- Radioville Location within Indiana Radioville Location within the United States
- Coordinates: 41°09′35″N 86°53′28″W﻿ / ﻿41.15972°N 86.89111°W
- Country: United States
- State: Indiana
- County: Pulaski
- Township: Cass
- Elevation: 705 ft (215 m)
- Time zone: UTC-5 (Eastern (EST))
- • Summer (DST): UTC-4 (EDT)
- ZIP code: 46374
- GNIS feature ID: 453067

= Radioville, Indiana =

Radioville is an unincorporated community in Cass Township, Pulaski County, in the U.S. state of Indiana.

==History==
For many years, the cultural center of Radioville and environs was a popular bowling alley and restaurant, known as Countryside Lanes, operated by local resident Bud Schroeder for over 40 years, from the early 1960s until his death in 2007.
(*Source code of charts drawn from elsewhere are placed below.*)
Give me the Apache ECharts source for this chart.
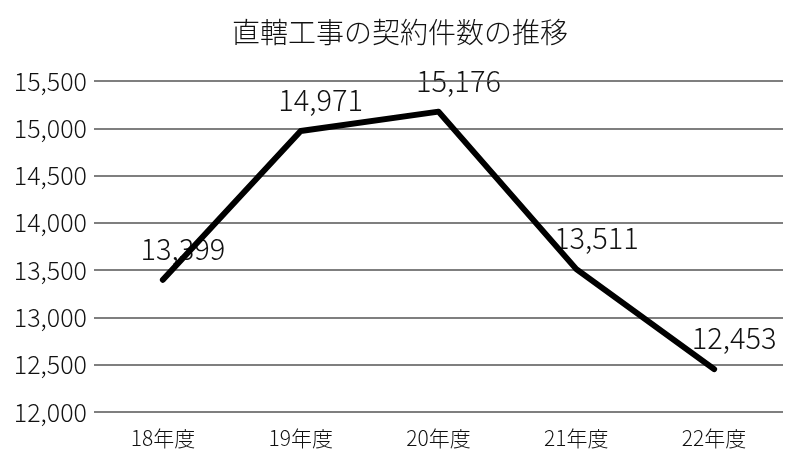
<!DOCTYPE html>
<html><head><meta charset="utf-8">
<script src="https://cdn.jsdelivr.net/npm/echarts@6/dist/echarts.min.js"></script>
<style>html,body{margin:0;padding:0;background:#fff}#c{width:800px;height:461px}</style>
</head><body><div id="c"></div>
<script>
const title = '直轄工事の契約件数の推移';
const categories = ['18年度', '19年度', '20年度', '21年度', '22年度'];
const values = [13399, 14971, 15176, 13511, 12453];
const yTicks = [12000, 12500, 13000, 13500, 14000, 14500, 15000, 15500];

const font = '"Noto Sans CJK JP", "Noto Sans", sans-serif';
const fmt = v => v.toLocaleString('en-US');
const chart = echarts.init(document.getElementById('c'), null, {renderer: 'canvas'});
chart.setOption({
  animation: false,
  backgroundColor: '#fff',
  title: {
    text: title, left: 'center', top: 13,
    textStyle: {fontFamily: font, fontSize: 28, fontWeight: 300, color: '#111'}
  },
  grid: {left: 94, right: 17, top: 81, bottom: 49},
  xAxis: {
    type: 'category', data: categories, boundaryGap: true,
    axisLine: {show: false}, axisTick: {show: false},
    axisLabel: {fontFamily: font, fontSize: 21, fontWeight: 300, color: '#111', margin: 16}
  },
  yAxis: {
    type: 'value', min: yTicks[0], max: yTicks[yTicks.length - 1], interval: 500,
    axisLine: {show: false}, axisTick: {show: false},
    axisLabel: {fontFamily: font, fontSize: 25, fontWeight: 300, color: '#111', margin: 7, formatter: fmt},
    splitLine: {lineStyle: {color: '#555', width: 1.5}}
  },
  series: [{
    type: 'line', data: values, symbol: 'circle', symbolSize: 1, showSymbol: true,
    z: -1,
    itemStyle: {color: 'rgba(0,0,0,0)'},
    lineStyle: {color: 'rgba(0,0,0,0)', width: 0},
    label: {
      show: true, position: 'top', distance: 16, offset: [20, 0],
      fontFamily: font, fontSize: 29, fontWeight: 300, color: '#111', formatter: p => fmt(p.value)
    }
  }, {
    type: 'line', data: values, symbol: 'none', z: 3,
    lineStyle: {color: '#000', width: 6, cap: 'round', join: 'round'}
  }]
});
</script></body></html>
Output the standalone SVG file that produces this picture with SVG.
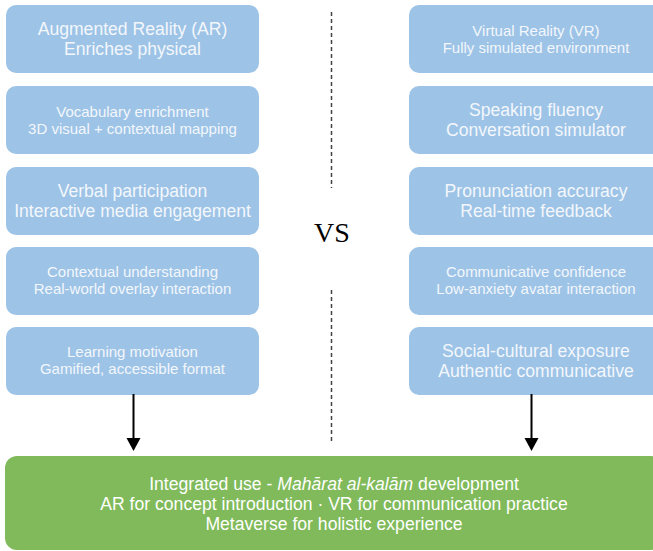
<svg xmlns="http://www.w3.org/2000/svg" width="653" height="551" viewBox="0 0 653 551">
<style>
.box{fill:#9dc3e6;}
.green{fill:#80ba5a;}
.t{font-family:"Liberation Sans",Arial,sans-serif;fill:#f3f7fc;text-anchor:middle;}
.big{font-size:17.6px;}
.sm{font-size:15px;}
.gt{font-family:"Liberation Sans",Arial,sans-serif;fill:#ffffff;text-anchor:middle;font-size:17.6px;}
.dash{stroke:#444;stroke-width:1.5;stroke-dasharray:4 3;fill:none;}
.arr{stroke:#000;stroke-width:2;fill:none;}
</style>
<rect width="653" height="551" fill="#ffffff"/>
<g id="divider">
<line class="dash" x1="331.5" y1="12" x2="331.5" y2="188"/>
<line class="dash" x1="331.5" y1="290" x2="331.5" y2="441"/>
<text x="332" y="242" font-family="Liberation Serif,'Times New Roman',serif" font-size="28" text-anchor="middle" fill="#000">VS</text>
</g>
<g id="ar-1"><rect class="box" x="6" y="5" width="253" height="68" rx="10"/>
<text class="t big" x="132.5" y="35">Augmented Reality (AR)</text><text class="t big" x="132.5" y="55">Enriches physical</text></g>
<g id="ar-2"><rect class="box" x="6" y="86" width="253" height="68" rx="10"/>
<text class="t sm" x="132.5" y="117">Vocabulary enrichment</text><text class="t sm" x="132.5" y="134">3D visual + contextual mapping</text></g>
<g id="ar-3"><rect class="box" x="6" y="167" width="253" height="68" rx="10"/>
<text class="t big" x="132.5" y="197">Verbal participation</text><text class="t big" x="132.5" y="217">Interactive media engagement</text></g>
<g id="ar-4"><rect class="box" x="6" y="247" width="253" height="68" rx="10"/>
<text class="t sm" x="132.5" y="277">Contextual understanding</text><text class="t sm" x="132.5" y="294">Real-world overlay interaction</text></g>
<g id="ar-5"><rect class="box" x="6" y="327" width="253" height="68" rx="10"/>
<text class="t sm" x="132.5" y="357">Learning motivation</text><text class="t sm" x="132.5" y="374">Gamified, accessible format</text></g>
<g id="vr-1"><rect class="box" x="409" y="5" width="254" height="68" rx="10"/>
<text class="t sm" x="536" y="36">Virtual Reality (VR)</text><text class="t sm" x="536" y="53">Fully simulated environment</text></g>
<g id="vr-2"><rect class="box" x="409" y="86" width="254" height="68" rx="10"/>
<text class="t big" x="536" y="116">Speaking fluency</text><text class="t big" x="536" y="136">Conversation simulator</text></g>
<g id="vr-3"><rect class="box" x="409" y="167" width="254" height="68" rx="10"/>
<text class="t big" x="536" y="197">Pronunciation accuracy</text><text class="t big" x="536" y="217">Real-time feedback</text></g>
<g id="vr-4"><rect class="box" x="409" y="247" width="254" height="68" rx="10"/>
<text class="t sm" x="536" y="277">Communicative confidence</text><text class="t sm" x="536" y="294">Low-anxiety avatar interaction</text></g>
<g id="vr-5"><rect class="box" x="409" y="327" width="254" height="68" rx="10"/>
<text class="t big" x="536" y="357">Social-cultural exposure</text><text class="t big" x="536" y="377">Authentic communicative</text></g>
<g id="integrated"><rect class="green" x="5" y="456" width="658" height="94" rx="12"/>
<text class="gt" x="334" y="490">Integrated use - <tspan font-style="italic">Mahārat al-kalām</tspan> development</text>
<text class="gt" x="334" y="510">AR for concept introduction · VR for communication practice</text>
<text class="gt" x="334" y="530">Metaverse for holistic experience</text></g>
<g id="connectors">
<line class="arr" x1="133.5" y1="394" x2="133.5" y2="440"/>
<polygon points="126.5,438 140.5,438 133.5,451" fill="#000"/>
<line class="arr" x1="531.5" y1="394" x2="531.5" y2="440"/>
<polygon points="524.5,438 538.5,438 531.5,451" fill="#000"/>
</g>
</svg>
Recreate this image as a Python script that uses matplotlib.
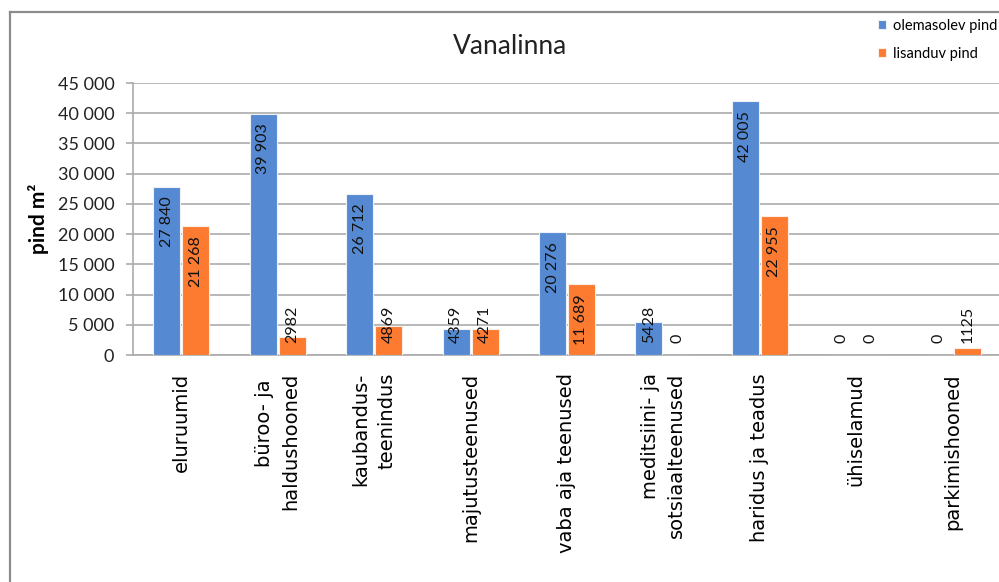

Radioville was proposed to be established in October 1932 by Henry Ulrich. The planned community was to consist of homes, churches, schools and industry. Some bought lots and built homes but Ulrich's plan never evolved. The name is possibly derived from a procedure Ulrich performed called diathermy, a therapy using heat from condensed radio waves to relieve bone and muscle ailments. Residents also believe that radio broadcasting, including advertising for the Radioville community, and its developing popularity may have also encouraged the name. Today the community is not much more than a crossroads east of Pulaski.